Die Burgruine Lowther Caslte
In den Jahren 1895 und 1902 besuchte Wilhelm II. den 5. Grafen von Lonsdale Hugh mit einer Jagdgesellschaft, verlieh diesem den Orden der Preußischen Krone erster Klasse und schenkte dem Auto-Fan Lonsdale einen Mercedes. Doch das extravagante Leben hatte seinen Preis: In den 1930er Jahren konnte Hugh Lonsdale es sich nicht mehr leisten, im Lowther Schloss zu wohnen. Im zweiten Weltkrieg wurde es beschlagnahmt und für die Entwicklung von Panzern genutzt und erst 1954 an die Familie zurückgegeben. Es fand sich allerdings niemand, der das Schloss hätte unterhalten können, und so bliebt - um Steuern zu sparen – dann nur noch ein Ausweg: Das Schloss wurde entkernt und das Dach entfernt – und so steht es heute noch da: Als stolze Schlossruine mit einem riesigen halb verwildertem Park drumherum, in dem man stundenlang spazieren gehen kann.
"Lost Castle" - größter Abenteuerspielplatz Englands
Und um auch Familien etwas besonderes zu bieten, wurde mitten im Wald der größte Abenteuer-Spielplatz in England geschaffen. Das „Lost Castle“ ist gleichsam eine Nachbildung des Schlosses, mit einem Labyrinth aus Türmen, Rutschen, Seilrutschen, Stegen, Netzen, einem Kleinkinderbereich und vielen Sitzgelegenheiten für Eltern, Jogger und Spaziergänger.

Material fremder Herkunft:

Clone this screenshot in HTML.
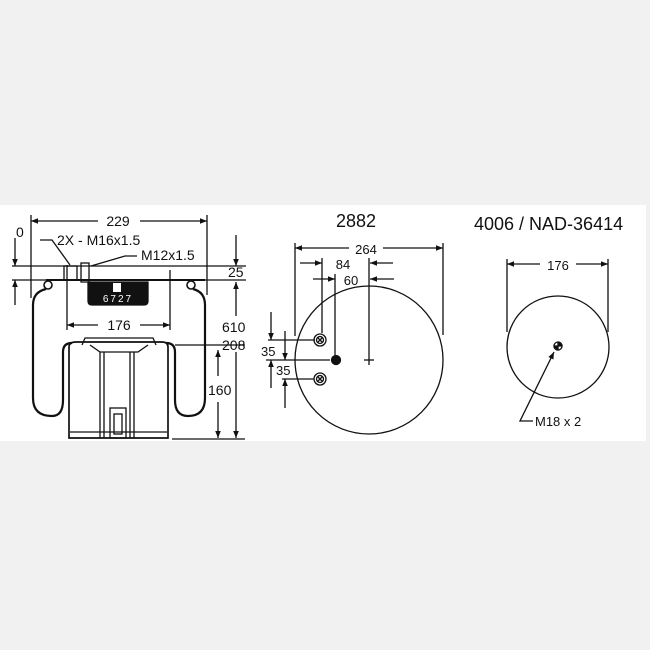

Ein Leuchtturm für die Admiralität
Ein Symbol im Nordwesten Englands und eines der prominentesten Wahrzeichen der Grafschaft Cumbrien ist der Turm auf der Spitze vom Hoad Hill im Örtchen Ulverston. Das 133 Meter hohe Denkmal in Gestalt eines Leuchtturms wurde im Jahr 1850 zu Ehren von Sir John Barrow gesetzt, einem berühmten Vertreter der britischen Admiralität. Er organisierte in der ersten Hälfte des 19. Jahrhunderts viele Expeditions- und Entdeckungsreisen in alle Weltregionen und sorgte für andauernde Glanzzeiten des britischen Weltreiches. Ein bequemer Fußweg führt hinauf zum Turm und bietet bei guter Sicht einen weiten Blick in den Lake District. Hier oben treffen sich zwei Abschnitte von Englands Geschichte – der Weltmacht-Anspruch des britischen Imperiums durch die Admiralität und die Romantik der englischen Literaten des Lake Districts.